Locandina Maraviglioso Boccaccio

Maraviglioso Boccaccio

Un film di Paolo e Vittorio Taviani - Con Lello Arena, Paola Cortellesi, Carolina Crescentini, Flavio Parenti, Vittoria Puccini, Michele Riondino, Kim Rossi Stuart, Riccardo Scamarcio, Kasia Smutniak, Jasmine Trinca.
Titolo originale id. Drammatico, durata 120 min., colore - Italia, 2015 - Teodora Film
Al momento non in programmazione

Nel 1348, mentre la peste infuria a Firenze, dieci giovani si riuniscono in una casa di campagna e per dieci giorni si raccontano storie d’amore, di sesso, di burle clamorose, nell’intento di scacciare la paura della malattia e della morte. Paolo e Vittorio Taviani adattano il Decamerone di Boccaccio alle esigenze del Ventunesimo secolo, affrontando di petto il timore che attanaglia l’esistenza dei giovani (italiani) contemporanei.
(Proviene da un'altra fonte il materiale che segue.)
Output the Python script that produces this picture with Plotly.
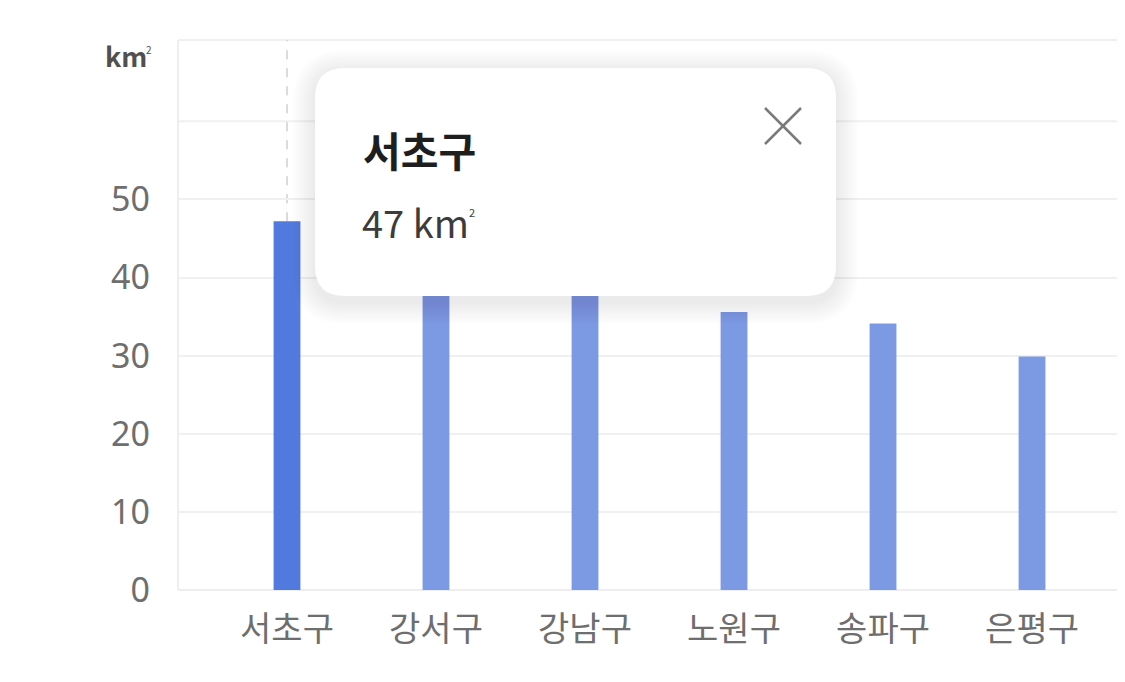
import plotly.graph_objects as go

districts = ["서초구", "강서구", "강남구", "노원구", "송파구", "은평구"]
areas = [47.2, 41.4, 39.5, 35.6, 34.1, 29.9]
y_tick_vals = [0, 10, 20, 30, 40, 50]
y_extra_grid = [60]
unit_base = "km"
unit_sup = "2"
selected = 0

W, H = 1125, 682
OFF = 8  # page body margin
SL, SR, ST, SB = 178, 1125, 40, 590
L = SL - OFF
T = ST - OFF
R = W - (SR - OFF)
B = H - (SB - OFF)
PW, PH = W - L - R, H - T - B
FONT = "Noto Sans CJK KR, Noto Sans, sans-serif"

def px(x):
    return (x - SL) / PW

def py(y):
    return (SB - y) / PH

def rrect(x0, y0, x1, y1, r):
    pts = [
        f"M {px(x0 + r)},{py(y0)}",
        f"L {px(x1 - r)},{py(y0)}",
        f"Q {px(x1)},{py(y0)} {px(x1)},{py(y0 + r)}",
        f"L {px(x1)},{py(y1 - r)}",
        f"Q {px(x1)},{py(y1)} {px(x1 - r)},{py(y1)}",
        f"L {px(x0 + r)},{py(y1)}",
        f"Q {px(x0)},{py(y1)} {px(x0)},{py(y1 - r)}",
        f"L {px(x0)},{py(y0 + r)}",
        f"Q {px(x0)},{py(y0)} {px(x0 + r)},{py(y0)}",
        "Z",
    ]
    return " ".join(pts)

colors = ["#5279DD" if i == selected else "#7C99E3" for i in range(len(districts))]

fig = go.Figure(
    go.Bar(
        x=districts,
        y=areas,
        marker=dict(color=colors, line=dict(width=0)),
        width=0.18,
        hoverinfo="skip",
    )
)

shapes = []
for gv in y_extra_grid:
    shapes.append(dict(type="line", xref="paper", yref="y", x0=0, x1=1, y0=gv, y1=gv,
                       line=dict(color="#F0F0F0", width=2), layer="below"))
shapes.append(dict(type="line", xref="x", yref="y", x0=districts[selected], x1=districts[selected],
                   y0=areas[selected], y1=70.4, line=dict(color="#CFCFD4", width=1.5, dash="dash"), layer="below"))
shapes.append(dict(type="line", xref="paper", yref="paper", x0=0, x1=0, y0=0, y1=1,
                   line=dict(color="#EEEEEE", width=2), layer="below"))
shapes.append(dict(type="line", xref="paper", yref="paper", x0=0, x1=1, y0=1, y1=1,
                   line=dict(color="#F0F0F0", width=2), layer="below"))
bx0, by0, bx1, by1, rad = 315, 68, 836, 296, 30
for i in range(10):
    g = 22 - i * 2.2
    shapes.append(dict(type="path", xref="paper", yref="paper",
                       path=rrect(bx0 - g, by0 - g + 4, bx1 + g, by1 + g + 6, rad + g),
                       fillcolor="rgba(0,0,0,0.009)", line=dict(width=0)))
shapes.append(dict(type="path", xref="paper", yref="paper", path=rrect(bx0, by0, bx1, by1, rad),
                   fillcolor="white", line=dict(width=0)))
cx, cy, s = 783, 126, 18
shapes.append(dict(type="line", xref="paper", yref="paper", x0=px(cx - s), y0=py(cy - s), x1=px(cx + s), y1=py(cy + s),
                   line=dict(color="#7A7A7A", width=2.5)))
shapes.append(dict(type="line", xref="paper", yref="paper", x0=px(cx - s), y0=py(cy + s), x1=px(cx + s), y1=py(cy - s),
                   line=dict(color="#7A7A7A", width=2.5)))

annotations = [
    dict(text=f"<b>{unit_base}</b>", xref="paper", yref="paper",
         x=px(126), y=py(56), showarrow=False,
         xanchor="center", yanchor="middle", font=dict(family=FONT, size=27, color="#505050")),
    dict(text=unit_sup, xref="paper", yref="paper", x=px(149), y=py(49), showarrow=False,
         xanchor="center", yanchor="middle", font=dict(family=FONT, size=10, color="#505050")),
    dict(text=f"<b>{districts[selected]}</b>", xref="paper", yref="paper", x=px(361), y=py(149), showarrow=False,
         xanchor="left", yanchor="middle", font=dict(family=FONT, size=41, color="#1E1E1E")),
    dict(text=f"{round(areas[selected])} {unit_base}",
         xref="paper", yref="paper", x=px(360), y=py(221), showarrow=False,
         xanchor="left", yanchor="middle", font=dict(family=FONT, size=38, color="#3C3C3C")),
    dict(text=unit_sup, xref="paper", yref="paper", x=px(472), y=py(212), showarrow=False,
         xanchor="center", yanchor="middle", font=dict(family=FONT, size=11, color="#3C3C3C")),
]

fig.update_layout(
    width=W, height=H,
    margin=dict(l=L, r=R, t=T, b=B, pad=0),
    paper_bgcolor="white", plot_bgcolor="white",
    showlegend=False,
    hovermode=False,
    shapes=shapes,
    annotations=annotations,
    xaxis=dict(
        range=[-0.7315, 5.624], showgrid=False, zeroline=False, showline=False,
        ticks="", tickfont=dict(family=FONT, size=34, color="#6E6E6E"), ticklabelstandoff=16,
        fixedrange=True,
    ),
    yaxis=dict(
        range=[0, 70.4], tickvals=y_tick_vals,
        showgrid=True, gridcolor="#F0F0F0", gridwidth=2, zeroline=True, zerolinecolor="#EEEEEE",
        zerolinewidth=2, showline=False, ticks="",
        tickfont=dict(family="Noto Sans, sans-serif", size=34, color="#6E6E6E"), ticklabelstandoff=27,
        fixedrange=True,
    ),
)

fig.write_html("out.html", config={"displayModeBar": False})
È un intento encomiabile e un impegno coraggioso che riesce solo in parte, malgrado la consumata abilità narrativa e poetica dei due registi-sceneggiatori.
La parte vitale e assai godibile del film è quella che mette in scena le novelle boccaccesche, affidandone i ruoli principali ad alcuni volti noti del cinema giovane contemporaneo: un’idea giusta per attirare al cinema le nuove generazioni, ma più o meno azzeccata a seconda dell’abilità recitativa del singolo interprete. Così mentre Kim Rossi Stuart brilla per ironia ed espressività teatrale nell’episodio dedicato a Calandrino, in assoluto il più memorabile (richiamando il tono grottesco e surreale di Kaos, in particolare l’episodio de La giara), Riccardo Scamarcio risulta involontariamente comico e sopra le righe nell’episodio meno riuscito, quello che vede al centro la bella Catalina (Vittoria Puccini, anche lei troppo contemporanea e troppo impenetrabile). Appassionato e coerente con le sensibilità dell’epoca (nonostante alcuni fastidiosi “modernismi” come “non gliela dà” e “è una merda”) il segmento sui due amanti presi di mira dal padre geloso di lei (un magnifico Lello Arena); divertente e opportunamente leggero quello sulle suore peccatrici, di cui è mattatrice Paola Cortellesi. Con l’ultima novella, quella che vede protagonista Federico degli Alberighi e il suo falcone, i Taviani toccano la nota che avrebbe potuto (dovuto?) rendere uniforme l’intera narrazione: lirica, essenziale, imbevuta di intensità e ben servita dal pudore e pathos di Josafat Vagni e Jasmine Trinca.
Ciò che indebolisce la costruzione filmica è la cornice, costituita dai giovani che si riuniscono insieme a novellare. Dopo alcune immagini potenti e necessarie per raccontare la peste a Firenze e soprattutto il terrore del contagio, con il conseguente isolamento dei malati dalla comunità, il racconto della fuga in campagna, affidato a un cast di giovanissimi in pieno spleen da accademia di recitazione appare ridondante e artefatto, soprattutto a confronto con le storie narrate, che avrebbero potuto benissimo essere inanellate una dietro l’altra senza intermezzi e siparietti.
Ciò che si colloca invece molto al di sopra della media del cinema italiano è la regia pittorica e sensuale dei Taviani, l’ambientazione nei luoghi e nei palazzi che ci fanno ricordare che l’Italia è il cuore artistico del mondo (senza mai sconfinare nel travelogue o nella cartolina), i costumi di Lina Nerli Taviani allo stesso tempo sontuosi ed essenziali, medievali e postmoderni, le scenografie rigorose di Emita Frigato e la fotografia di Simone Zampagni, che usa la luce come i grandi maestri del colore. In questa messinscena c’è la riappropriazione orgogliosa di un patrimonio culturale, di spazi dimenticati in favore di pessime ricostruzioni ambientali e di una tradizione tutti italiani, ovvero la rivendicazione di un’identità nazionale: questa è la principale eredità che i Taviani lasciano ai giovani, e il punto di partenza dal quale farli ripartire, senza paura.